Верность слову, верность дружбе — он был наделен этими качествами, как никто другой на моем жизненном пути. Почему-то навечно отпечаталась одна картина — как символ этого качества его натуры. Страшный мороз. Срочно нужно редкое лекарство. Борис звонит, что в полдень будет ждать меня с лекарством, которое он достал, в Петровском парке, у «порохового склада». Я почему-то помчался в Покровское-Стрешнево и, не найдя порохового склада, только через два часа добрался, поздно догадавшись, к Петровскому замку. Бориса я увидел издали. Он стоял как соляной столб, с обледенелыми усами, в завязанной под подбородком трикотиновой ушаночке…
Когда заселяли дом на Ломоносовском, Слуцкий попросился в одну с нами квартиру. Она была трехкомнатная (одна комната ему, две мне с женой). Но накануне заселения партком задержал мой ордер, и Бориса спешно подселили к Бакланову.
Видеться стали реже, но звонил он ежедневно на мою новую работу, потом нашел мне временное жилье. Жил я голодно, но зато бесплатно вдыхал запах лука и шашлыка двадцать четыре часа в сутки — квартира была во дворе «Арагви»… Хозяйка была подружкой Бори по Харькову.

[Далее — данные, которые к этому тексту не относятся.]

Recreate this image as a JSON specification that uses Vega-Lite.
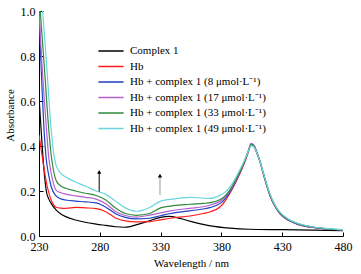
{
"$schema":"https://vega.github.io/schema/vega-lite/v6.json",
"width":304,"height":225,
"autosize":{"type":"none"},
"padding":{"left":39,"top":11,"right":18,"bottom":38},
"config":{"font":"Liberation Serif","view":{"stroke":null},
 "axis":{"grid":false,"domainColor":"#000","tickColor":"#000","labelColor":"#000","titleColor":"#000","labelFontSize":12,"titleFontSize":11,"titleFontWeight":"normal","domainWidth":1,"tickWidth":1}},
"datasets":{
"spec":[
{"s":"C","x":230,"y":0.62},{"s":"C","x":232,"y":0.45},{"s":"C","x":234,"y":0.3},{"s":"C","x":236,"y":0.2},{"s":"C","x":238,"y":0.165},{"s":"C","x":240,"y":0.145},{"s":"C","x":244,"y":0.116},{"s":"C","x":248,"y":0.098},{"s":"C","x":252,"y":0.086},{"s":"C","x":260,"y":0.071},{"s":"C","x":268,"y":0.061},{"s":"C","x":277,"y":0.053},{"s":"C","x":285,"y":0.047},{"s":"C","x":293,"y":0.041},{"s":"C","x":300,"y":0.039},{"s":"C","x":305,"y":0.042},{"s":"C","x":312,"y":0.053},{"s":"C","x":321,"y":0.068},{"s":"C","x":330,"y":0.083},{"s":"C","x":337,"y":0.087},{"s":"C","x":346,"y":0.078},{"s":"C","x":354,"y":0.066},{"s":"C","x":362,"y":0.055},{"s":"C","x":371,"y":0.045},{"s":"C","x":387,"y":0.035},{"s":"C","x":403,"y":0.03},{"s":"C","x":430,"y":0.028},{"s":"C","x":455,"y":0.026},{"s":"C","x":480,"y":0.024},
{"s":"H","x":230,"y":0.45},{"s":"H","x":233,"y":0.34},{"s":"H","x":236,"y":0.24},{"s":"H","x":240,"y":0.16},{"s":"H","x":244,"y":0.128},{"s":"H","x":248,"y":0.124},{"s":"H","x":252,"y":0.123},{"s":"H","x":260,"y":0.127},{"s":"H","x":268,"y":0.125},{"s":"H","x":277,"y":0.122},{"s":"H","x":285,"y":0.108},{"s":"H","x":293,"y":0.08},{"s":"H","x":301,"y":0.067},{"s":"H","x":310,"y":0.063},{"s":"H","x":321,"y":0.064},{"s":"H","x":330,"y":0.072},{"s":"H","x":338,"y":0.079},{"s":"H","x":354,"y":0.089},{"s":"H","x":365,"y":0.1},{"s":"H","x":371,"y":0.108},{"s":"H","x":379,"y":0.13},{"s":"H","x":383,"y":0.155},{"s":"H","x":387,"y":0.19},{"s":"H","x":391,"y":0.23},{"s":"H","x":395,"y":0.275},{"s":"H","x":399,"y":0.325},{"s":"H","x":402,"y":0.37},{"s":"H","x":404.5,"y":0.405},{"s":"H","x":407,"y":0.395},{"s":"H","x":409,"y":0.37},{"s":"H","x":412,"y":0.325},{"s":"H","x":414,"y":0.285},{"s":"H","x":417,"y":0.228},{"s":"H","x":420,"y":0.178},{"s":"H","x":424,"y":0.132},{"s":"H","x":428,"y":0.1},{"s":"H","x":435,"y":0.07},{"s":"H","x":442,"y":0.053},{"s":"H","x":455,"y":0.038},{"s":"H","x":468,"y":0.031},{"s":"H","x":480,"y":0.027},
{"s":"8","x":230,"y":1.0},{"s":"8","x":232,"y":0.72},{"s":"8","x":234.4,"y":0.45},{"s":"8","x":236,"y":0.34},{"s":"8","x":238,"y":0.27},{"s":"8","x":240,"y":0.22},{"s":"8","x":244,"y":0.178},{"s":"8","x":248,"y":0.165},{"s":"8","x":252,"y":0.16},{"s":"8","x":260,"y":0.155},{"s":"8","x":268,"y":0.152},{"s":"8","x":277,"y":0.147},{"s":"8","x":285,"y":0.128},{"s":"8","x":293,"y":0.099},{"s":"8","x":301,"y":0.083},{"s":"8","x":310,"y":0.076},{"s":"8","x":321,"y":0.079},{"s":"8","x":330,"y":0.09},{"s":"8","x":338,"y":0.1},{"s":"8","x":354,"y":0.112},{"s":"8","x":365,"y":0.12},{"s":"8","x":371,"y":0.127},{"s":"8","x":379,"y":0.145},{"s":"8","x":383,"y":0.165},{"s":"8","x":387,"y":0.195},{"s":"8","x":391,"y":0.235},{"s":"8","x":395,"y":0.28},{"s":"8","x":399,"y":0.33},{"s":"8","x":402,"y":0.375},{"s":"8","x":404.5,"y":0.41},{"s":"8","x":407,"y":0.4},{"s":"8","x":409,"y":0.373},{"s":"8","x":412,"y":0.327},{"s":"8","x":414,"y":0.287},{"s":"8","x":417,"y":0.23},{"s":"8","x":420,"y":0.18},{"s":"8","x":424,"y":0.133},{"s":"8","x":428,"y":0.101},{"s":"8","x":435,"y":0.071},{"s":"8","x":442,"y":0.054},{"s":"8","x":455,"y":0.038},{"s":"8","x":468,"y":0.031},{"s":"8","x":480,"y":0.027},
{"s":"17","x":230,"y":1.0},{"s":"17","x":231.5,"y":0.85},{"s":"17","x":236.5,"y":0.45},{"s":"17","x":238,"y":0.35},{"s":"17","x":240,"y":0.28},{"s":"17","x":244,"y":0.204},{"s":"17","x":248,"y":0.192},{"s":"17","x":252,"y":0.186},{"s":"17","x":260,"y":0.178},{"s":"17","x":268,"y":0.172},{"s":"17","x":277,"y":0.164},{"s":"17","x":285,"y":0.143},{"s":"17","x":293,"y":0.109},{"s":"17","x":301,"y":0.091},{"s":"17","x":310,"y":0.084},{"s":"17","x":321,"y":0.093},{"s":"17","x":330,"y":0.103},{"s":"17","x":338,"y":0.112},{"s":"17","x":354,"y":0.123},{"s":"17","x":365,"y":0.13},{"s":"17","x":371,"y":0.138},{"s":"17","x":379,"y":0.155},{"s":"17","x":383,"y":0.172},{"s":"17","x":387,"y":0.2},{"s":"17","x":391,"y":0.238},{"s":"17","x":395,"y":0.283},{"s":"17","x":399,"y":0.333},{"s":"17","x":402,"y":0.377},{"s":"17","x":404.5,"y":0.412},{"s":"17","x":407,"y":0.402},{"s":"17","x":409,"y":0.375},{"s":"17","x":412,"y":0.328},{"s":"17","x":414,"y":0.288},{"s":"17","x":417,"y":0.231},{"s":"17","x":420,"y":0.181},{"s":"17","x":424,"y":0.134},{"s":"17","x":428,"y":0.102},{"s":"17","x":435,"y":0.072},{"s":"17","x":442,"y":0.055},{"s":"17","x":455,"y":0.039},{"s":"17","x":468,"y":0.031},{"s":"17","x":480,"y":0.027},
{"s":"33","x":231,"y":1.0},{"s":"33","x":234,"y":0.78},{"s":"33","x":238.4,"y":0.45},{"s":"33","x":240,"y":0.36},{"s":"33","x":242,"y":0.29},{"s":"33","x":244,"y":0.248},{"s":"33","x":248,"y":0.222},{"s":"33","x":252,"y":0.212},{"s":"33","x":260,"y":0.2},{"s":"33","x":268,"y":0.19},{"s":"33","x":277,"y":0.18},{"s":"33","x":285,"y":0.16},{"s":"33","x":293,"y":0.124},{"s":"33","x":301,"y":0.1},{"s":"33","x":310,"y":0.092},{"s":"33","x":321,"y":0.1},{"s":"33","x":330,"y":0.125},{"s":"33","x":338,"y":0.133},{"s":"33","x":354,"y":0.141},{"s":"33","x":365,"y":0.145},{"s":"33","x":371,"y":0.148},{"s":"33","x":379,"y":0.162},{"s":"33","x":383,"y":0.178},{"s":"33","x":387,"y":0.205},{"s":"33","x":391,"y":0.242},{"s":"33","x":395,"y":0.285},{"s":"33","x":399,"y":0.333},{"s":"33","x":402,"y":0.375},{"s":"33","x":404.5,"y":0.407},{"s":"33","x":407,"y":0.398},{"s":"33","x":409,"y":0.373},{"s":"33","x":412,"y":0.328},{"s":"33","x":414,"y":0.289},{"s":"33","x":417,"y":0.233},{"s":"33","x":420,"y":0.183},{"s":"33","x":424,"y":0.136},{"s":"33","x":428,"y":0.104},{"s":"33","x":435,"y":0.073},{"s":"33","x":442,"y":0.056},{"s":"33","x":455,"y":0.04},{"s":"33","x":468,"y":0.032},{"s":"33","x":480,"y":0.027},
{"s":"49","x":233,"y":1.0},{"s":"49","x":236,"y":0.78},{"s":"49","x":240.4,"y":0.45},{"s":"49","x":242,"y":0.37},{"s":"49","x":244,"y":0.315},{"s":"49","x":248,"y":0.278},{"s":"49","x":252,"y":0.262},{"s":"49","x":260,"y":0.24},{"s":"49","x":268,"y":0.222},{"s":"49","x":277,"y":0.2},{"s":"49","x":285,"y":0.185},{"s":"49","x":293,"y":0.155},{"s":"49","x":301,"y":0.125},{"s":"49","x":310,"y":0.11},{"s":"49","x":321,"y":0.127},{"s":"49","x":330,"y":0.155},{"s":"49","x":338,"y":0.163},{"s":"49","x":354,"y":0.172},{"s":"49","x":365,"y":0.168},{"s":"49","x":371,"y":0.167},{"s":"49","x":379,"y":0.182},{"s":"49","x":383,"y":0.195},{"s":"49","x":387,"y":0.218},{"s":"49","x":391,"y":0.252},{"s":"49","x":395,"y":0.292},{"s":"49","x":399,"y":0.337},{"s":"49","x":402,"y":0.375},{"s":"49","x":404.5,"y":0.402},{"s":"49","x":407,"y":0.395},{"s":"49","x":409,"y":0.371},{"s":"49","x":412,"y":0.328},{"s":"49","x":414,"y":0.29},{"s":"49","x":417,"y":0.235},{"s":"49","x":420,"y":0.186},{"s":"49","x":424,"y":0.139},{"s":"49","x":428,"y":0.107},{"s":"49","x":435,"y":0.076},{"s":"49","x":442,"y":0.058},{"s":"49","x":455,"y":0.041},{"s":"49","x":468,"y":0.033},{"s":"49","x":480,"y":0.028}
],
"arrows":[{"a":"1","x":279.5,"y":0.197,"tip":0.285},{"a":"2","x":329.5,"y":0.182,"tip":0.268}]
},
"layer":[
{"data":{"name":"spec"},"mark":{"type":"line","interpolate":"monotone","strokeWidth":1.2,"clip":true},
 "encoding":{
  "x":{"field":"x","type":"quantitative","scale":{"domain":[230,480],"nice":false,"zero":false},
   "axis":{"title":"Wavelength / nm","values":[230,255,280,305,330,355,380,405,430,455,480],"labelExpr":"datum.value % 50 == 30 ? datum.label : ''","tickSize":-4,"labelPadding":9,"titlePadding":5,"labelFlush":false}},
  "y":{"field":"y","type":"quantitative","scale":{"domain":[0,1],"nice":false},
   "axis":{"title":"Absorbance","values":[0,0.1,0.2,0.3,0.4,0.5,0.6,0.7,0.8,0.9,1.0],"format":".1f","labelExpr":"round(datum.value*10) % 2 == 0 ? datum.label : ''","tickSize":-4,"labelPadding":8,"titleX":-24,"titleY":104,"labelFlush":false}},
  "color":{"field":"s","type":"nominal","scale":{"domain":["C","H","8","17","33","49"],"range":["#000000","#ff1a1a","#1f3fc4","#b55fcf","#2f8a3c","#68d6dc"]},
   "legend":{"title":null,"orient":"none","legendX":65,"legendY":33,"symbolType":"M-2.1,0H2.1","symbolSize":144,"symbolStrokeWidth":1.5,"labelFontSize":11,"labelColor":"#000","labelOffset":12,"rowPadding":3.5,"labelLimit":300,
    "labelExpr":"datum.value=='C' ? 'Complex 1' : datum.value=='H' ? 'Hb' : 'Hb + complex 1 (' + datum.value + ' μmol·L⁻¹)'"}}
 }},
{"data":{"name":"arrows"},"transform":[{"filter":"datum.a=='1'"}],"mark":{"type":"rule","color":"#000","strokeWidth":1},
 "encoding":{"x":{"field":"x","type":"quantitative"},"y":{"field":"y","type":"quantitative"},"y2":{"field":"tip"}}},
{"data":{"name":"arrows"},"transform":[{"filter":"datum.a=='1'"}],"mark":{"type":"point","shape":"triangle-up","filled":true,"color":"#000","size":18,"opacity":1},
 "encoding":{"x":{"field":"x","type":"quantitative"},"y":{"field":"tip","type":"quantitative"}}},
{"data":{"name":"arrows"},"transform":[{"filter":"datum.a=='2'"}],"mark":{"type":"rule","color":"#9a9a9a","strokeWidth":1},
 "encoding":{"x":{"field":"x","type":"quantitative"},"y":{"field":"y","type":"quantitative"},"y2":{"field":"tip"}}},
{"data":{"name":"arrows"},"transform":[{"filter":"datum.a=='2'"}],"mark":{"type":"point","shape":"triangle-up","filled":true,"color":"#000","size":18,"opacity":1},
 "encoding":{"x":{"field":"x","type":"quantitative"},"y":{"field":"tip","type":"quantitative"}}}
]
}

По утрам он звонил непременно. Требовал новостей, хотя узнавал их раньше других. Потом он перебрался, уже с Таней, в Балтийский переулок. Виделись часто, но больше на улице. Звонил: «Буду в 8.32 на углу у почты». Шли пешком километров пять. Он знал свои необходимые 22 км. Я выдыхался раньше. «Двадцать два километра равняется двум часам сна в сутки», — уточнял он. Бессонница мучила. Приучил ее отступать.
Он очень не любил округленных чисел. Назначал встречи на 8.32 минуты, на 8.23, никогда — на 8.30, тем более — на 8. Левитанскому-сибариту, вечно одалживающему деньги, Слуцкий строго заметил: «Так нельзя жить. Вы обязаны переводить в месяц 3572 строки». Мы удивлялись, но цифры магнитно держали внимание.
Рекорд же дальности пешей ходьбы мы поставили в день похорон Твардовского. Слуцкий предложил идти от Новодевичьего в ЦДЛ выпить водки за упокой души Александра Трифоновича. Третьим был Юрий Трифонов, который дошел с нами до ближайшей остановки автобуса (болели ноги).
Юра был одним из самых близких друзей Бориса. Они обычно встречались в ЦДЛ, за обедом говорили обо всем, а чаще — о русской истории, о революции. В тот день печали — только о Трифоновиче. Помню — физически — ощущение пустоты, ошеломившее нас в многолюдном дубовом зале, где с некоторых пор постоянно было шумно и пошловато. Время писательского клуба, где еще можно было застать одновременно Кирсанова, Антокольского, Олешу, Шкловского, Светлова, Смелякова, Казакова и Винокурова, шло на убыль… Сборище молодых торгашей, завистливой окололитературной публики с ее комичными претензиями и трусоватой нагловатостью все больше завладевало историческим «домом Ростовых»… В день смерти Твардовского это вдруг стало предельно ощутимо. Мы поднялись после первой же рюмки, как сговорившись.
Посадив Юру на такси, пошли пешком. Борис был подавлен и молчалив. На площади Маяковского он вдруг остановился и сказал: «Живем недолго. Это хорошо. Жизнь все чаще напоминает большой вокзал». Я, стараясь уйти от серьезности тона, пошутил: «С детства не любил пересадок». Боря не принял этого тона: «Да, большой вокзал. Но с хорошей музыкой…»
«Музыкой» для Бориса была жизнь в полном объеме. Но где-то в 50-х музыкой стала и единственная любовь. Почти средневековая. Таня Дашковская, став женой Слуцкого, получила все, как говорится, по «первому классу». Борис одевал ее, как дети одевают куклу, любуясь и сдержанно восторгаясь, возил по заграницам, модным курортам, покорно следуя за своеобразным обществом жены, в каком до женитьбы не имел ни интереса, ни надобности. Светская жизнь Тани Слуцкой никак не гармонировала с суровым стилем его прошлой жизни.
Сейчас уже можно сказать: мы с женой не приняли Таню сразу и навсегда. Хотя, разумеется, не показывали виду, и до конца жизни Тани Борис не имел повода заметить разницы в наших отношениях с его избранницей. Мы понимали, что он счастлив, и этим все было сказано. Насколько, по нашему мнению, Таня не подходила Борису, настолько, видимо, она подходила ему. Так бывает.